We have seen the scourge of isolation and loneliness, with calls to Lifeline increasing by 20 per cent during the first lockdown. Unemployment and underemployment are at an all-time high, with over 70,000 South Australian's reportedly being unemployed. What is that going to look like when JobKeeper and JobSeeker eventually run out?
We have sent the worst quarterly reduction in GDP on record and an expected $1.85 billion projected fall in South Australia's GST revenue over the next two years. As the Library of Economics and Liberty has recently stated:
…the costs of this national shutdown are growing by the hour, and we don’t mean federal spending. We mean a tsunami of economic destruction that will cause tens of millions to lose their jobs as commerce and production simply cease. Many large companies can withstand a few weeks without revenue but that isn’t true of millions of small and mid-sized firms.
Indeed, that is exactly what South Australia is: a small and medium-sized economy. While the road to recovery is not an easy task, we need to carefully consider both individuals and businesses when we are planning the new normal. We need to consider how this pandemic has impacted a number of policy areas, from operating a small business to reductions in public transport and, very seriously, the basic protection of our privacy.
On this note, another constituent, Dr Moxham, raised with me the issue of the need to trace and the way our COVID registration sheets are held and what security measures are around them.
When people enter venues they have to write down their names for contact tracing purposes. At the end of the day, who actually protects that data? Are all organisations complying with the federal government's Australian privacy provisions?
I believe South Australia should lead an effort with other states in terms of focusing on strategies of treatment rather than suppression and containment of COVID, which is so important.
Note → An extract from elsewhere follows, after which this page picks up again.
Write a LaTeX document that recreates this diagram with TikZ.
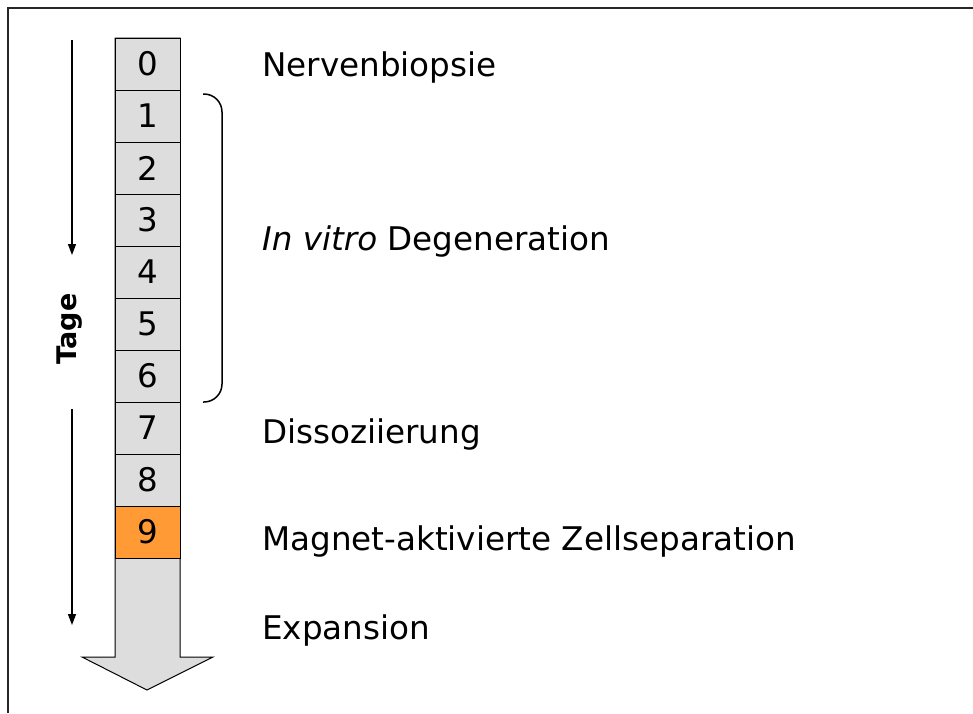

According to University of Oxford's stringency index, Victorians have been under some of the harshest and long-lasting restrictions since mid-March, with grim prospects of success due to a staged reopening pinned to daily cases falling between fortnightly figures.
South Australia must not get caught in this trap, and I am quite grateful that I do not think we are, but businesses and people in South Australia are signalling a desire for the state to get back to new normal.
As Professor Fisher, chairman of the WHO Global Outbreak Alert and Response Network, says, targets as road maps are 'incredibly community-empowering'. It is really up to the community; the government cannot do everything in terms of a road back.
That is why I will be foreshadowing that I will be supporting the member for Frome's amendment to see in this legislation the deadline for these measures expire at 31 December as opposed to the flagged date of 28 March 2021, because I think it is really important that the public are constantly given a road map and an expectation setting about what is needed.
As I said in this contribution, the primacy of parliament is most important, and I do not think it hurts for the parliament to come back regularly and reflect on the laws that it passes and the powers that it gives.
For the parliament to extend the Emergency Management Act for a further three months, I believe, is prudent, more so than six months. We can come back to this house in December and reflect on where we are and, by all means, if an additional three months are required in terms of the extension of the Emergency Management Act, we should be doing that, but parliament should be, as always, given the opportunity to provide scrutiny on all actions of the executive, because that is what we are here for.